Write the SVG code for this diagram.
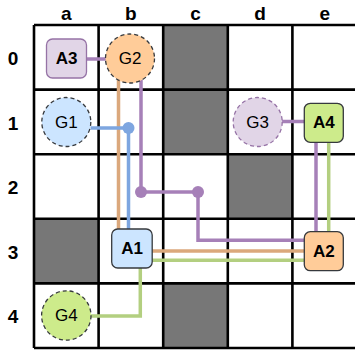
<svg xmlns="http://www.w3.org/2000/svg" width="355" height="352" viewBox="0 0 355 352">
<style>
.lbl{font-family:"Liberation Sans",Arial,sans-serif;font-size:19px;font-weight:bold;fill:#000;text-anchor:middle}
.nt{font-family:"Liberation Sans",Arial,sans-serif;font-size:17px;fill:#000;text-anchor:middle;dominant-baseline:central}
.b{font-weight:bold}
.grid{stroke:#000;stroke-width:2.6;fill:none}
.dark{fill:#777777}
.c{fill:none;stroke-width:3.5}
.pu{stroke:#a680b8}
.or{stroke:#dba87c}
.bl{stroke:#7ea6e0}
.gr{stroke:#b3cf80}
.rn{stroke:#36393d;stroke-width:1.3}
.gn{stroke:#36393d;stroke-width:1.3;stroke-dasharray:4 3}
</style>
<rect width="355" height="352" fill="#fff"/>
<g id="labels">
<text class="lbl" x="66.3" y="19.5">a</text>
<text class="lbl" x="130.9" y="19.5">b</text>
<text class="lbl" x="195.5" y="19.5">c</text>
<text class="lbl" x="260.1" y="19.5">d</text>
<text class="lbl" x="324.7" y="19.5">e</text>
<text class="lbl" x="13" y="65">0</text>
<text class="lbl" x="13" y="129.6">1</text>
<text class="lbl" x="13" y="194.2">2</text>
<text class="lbl" x="13" y="258.8">3</text>
<text class="lbl" x="13" y="323.4">4</text>
</g>
<g id="grid">
<rect class="dark" x="163.2" y="25" width="64.6" height="129.2"/>
<rect class="dark" x="34" y="218.8" width="64.6" height="64.6"/>
<rect class="dark" x="227.8" y="154.2" width="64.6" height="64.6"/>
<rect class="dark" x="163.2" y="283.4" width="64.6" height="64.6"/>
<path class="grid" d="M34,25V348M98.6,25V348M163.2,25V348M227.8,25V348M292.4,25V348M357,25V348M34,25H357M34,89.6H357M34,154.2H357M34,218.8H357M34,283.4H357M34,348H357"/>
</g>
<g id="connectors">
<path class="c pu" d="M86.5,59H106"/>
<path class="c or" d="M118.5,80V251H304"/>
<path class="c pu" d="M141,80V192H198V240.3H304"/>
<circle cx="141" cy="192" r="6" fill="#a680b8"/>
<circle cx="198" cy="192" r="6" fill="#a680b8"/>
<path class="c bl" d="M90.5,128H128.5V229"/>
<circle cx="128.5" cy="128" r="6" fill="#7ea6e0"/>
<path class="c gr" d="M91,316H140.3V260.3H304"/>
<path class="c pu" d="M282,121.5H304.3"/>
<path class="c pu" d="M316,142V232"/>
<path class="c gr" d="M328.7,142V232"/>
</g>
<g id="A3">
<rect x="46.5" y="39" width="40" height="39" rx="6" fill="#e1d5e7" stroke="#9673a6" stroke-width="1.3"/>
<text class="nt b" x="66.5" y="58.5">A3</text>
</g>
<g id="G2">
<circle class="gn" cx="130" cy="58.5" r="24.5" fill="#ffcc99"/>
<text class="nt" x="130" y="58.5">G2</text>
</g>
<g id="G1">
<circle class="gn" cx="66.3" cy="122" r="24.5" fill="#cce5ff"/>
<text class="nt" x="66.3" y="122">G1</text>
</g>
<g id="G3">
<circle cx="257.7" cy="122" r="24.5" fill="#e1d5e7" stroke="#9673a6" stroke-width="1.3" stroke-dasharray="4 3"/>
<text class="nt" x="257.7" y="122">G3</text>
</g>
<g id="A4">
<rect class="rn" x="304.3" y="103.3" width="39" height="39" rx="6" fill="#cdeb8b"/>
<text class="nt b" x="323.8" y="122.8">A4</text>
</g>
<g id="A1">
<rect class="rn" x="111.7" y="229" width="40.5" height="39" rx="6" fill="#cce5ff"/>
<text class="nt b" x="132" y="248.5">A1</text>
</g>
<g id="A2">
<rect class="rn" x="304.3" y="231.7" width="39" height="39" rx="6" fill="#ffcc99"/>
<text class="nt b" x="323.8" y="251.2">A2</text>
</g>
<g id="G4">
<circle class="gn" cx="66.3" cy="315.5" r="24.7" fill="#cdeb8b"/>
<text class="nt" x="66.3" y="315.5">G4</text>
</g>
</svg>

## Set task
Copy the listing word for word, excluding its pictures.

## Final result
Write the SVG code for this diagram.
<svg xmlns="http://www.w3.org/2000/svg" width="355" height="352" viewBox="0 0 355 352">
<style>
.lbl{font-family:"Liberation Sans",Arial,sans-serif;font-size:19px;font-weight:bold;fill:#000;text-anchor:middle}
.nt{font-family:"Liberation Sans",Arial,sans-serif;font-size:17px;fill:#000;text-anchor:middle;dominant-baseline:central}
.b{font-weight:bold}
.grid{stroke:#000;stroke-width:2.6;fill:none}
.dark{fill:#777777}
.c{fill:none;stroke-width:3.5}
.pu{stroke:#a680b8}
.or{stroke:#dba87c}
.bl{stroke:#7ea6e0}
.gr{stroke:#b3cf80}
.rn{stroke:#36393d;stroke-width:1.3}
.gn{stroke:#36393d;stroke-width:1.3;stroke-dasharray:4 3}
</style>
<rect width="355" height="352" fill="#fff"/>
<g id="labels">
<text class="lbl" x="66.3" y="19.5">a</text>
<text class="lbl" x="130.9" y="19.5">b</text>
<text class="lbl" x="195.5" y="19.5">c</text>
<text class="lbl" x="260.1" y="19.5">d</text>
<text class="lbl" x="324.7" y="19.5">e</text>
<text class="lbl" x="13" y="65">0</text>
<text class="lbl" x="13" y="129.6">1</text>
<text class="lbl" x="13" y="194.2">2</text>
<text class="lbl" x="13" y="258.8">3</text>
<text class="lbl" x="13" y="323.4">4</text>
</g>
<g id="grid">
<rect class="dark" x="163.2" y="25" width="64.6" height="129.2"/>
<rect class="dark" x="34" y="218.8" width="64.6" height="64.6"/>
<rect class="dark" x="227.8" y="154.2" width="64.6" height="64.6"/>
<rect class="dark" x="163.2" y="283.4" width="64.6" height="64.6"/>
<path class="grid" d="M34,25V348M98.6,25V348M163.2,25V348M227.8,25V348M292.4,25V348M357,25V348M34,25H357M34,89.6H357M34,154.2H357M34,218.8H357M34,283.4H357M34,348H357"/>
</g>
<g id="connectors">
<path class="c pu" d="M86.5,59H106"/>
<path class="c or" d="M118.5,80V251H304"/>
<path class="c pu" d="M141,80V192H198V240.3H304"/>
<circle cx="141" cy="192" r="6" fill="#a680b8"/>
<circle cx="198" cy="192" r="6" fill="#a680b8"/>
<path class="c bl" d="M90.5,128H128.5V229"/>
<circle cx="128.5" cy="128" r="6" fill="#7ea6e0"/>
<path class="c gr" d="M91,316H140.3V260.3H304"/>
<path class="c pu" d="M282,121.5H304.3"/>
<path class="c pu" d="M316,142V232"/>
<path class="c gr" d="M328.7,142V232"/>
</g>
<g id="A3">
<rect x="46.5" y="39" width="40" height="39" rx="6" fill="#e1d5e7" stroke="#9673a6" stroke-width="1.3"/>
<text class="nt b" x="66.5" y="58.5">A3</text>
</g>
<g id="G2">
<circle class="gn" cx="130" cy="58.5" r="24.5" fill="#ffcc99"/>
<text class="nt" x="130" y="58.5">G2</text>
</g>
<g id="G1">
<circle class="gn" cx="66.3" cy="122" r="24.5" fill="#cce5ff"/>
<text class="nt" x="66.3" y="122">G1</text>
</g>
<g id="G3">
<circle cx="257.7" cy="122" r="24.5" fill="#e1d5e7" stroke="#9673a6" stroke-width="1.3" stroke-dasharray="4 3"/>
<text class="nt" x="257.7" y="122">G3</text>
</g>
<g id="A4">
<rect class="rn" x="304.3" y="103.3" width="39" height="39" rx="6" fill="#cdeb8b"/>
<text class="nt b" x="323.8" y="122.8">A4</text>
</g>
<g id="A1">
<rect class="rn" x="111.7" y="229" width="40.5" height="39" rx="6" fill="#cce5ff"/>
<text class="nt b" x="132" y="248.5">A1</text>
</g>
<g id="A2">
<rect class="rn" x="304.3" y="231.7" width="39" height="39" rx="6" fill="#ffcc99"/>
<text class="nt b" x="323.8" y="251.2">A2</text>
</g>
<g id="G4">
<circle class="gn" cx="66.3" cy="315.5" r="24.7" fill="#cdeb8b"/>
<text class="nt" x="66.3" y="315.5">G4</text>
</g>
</svg>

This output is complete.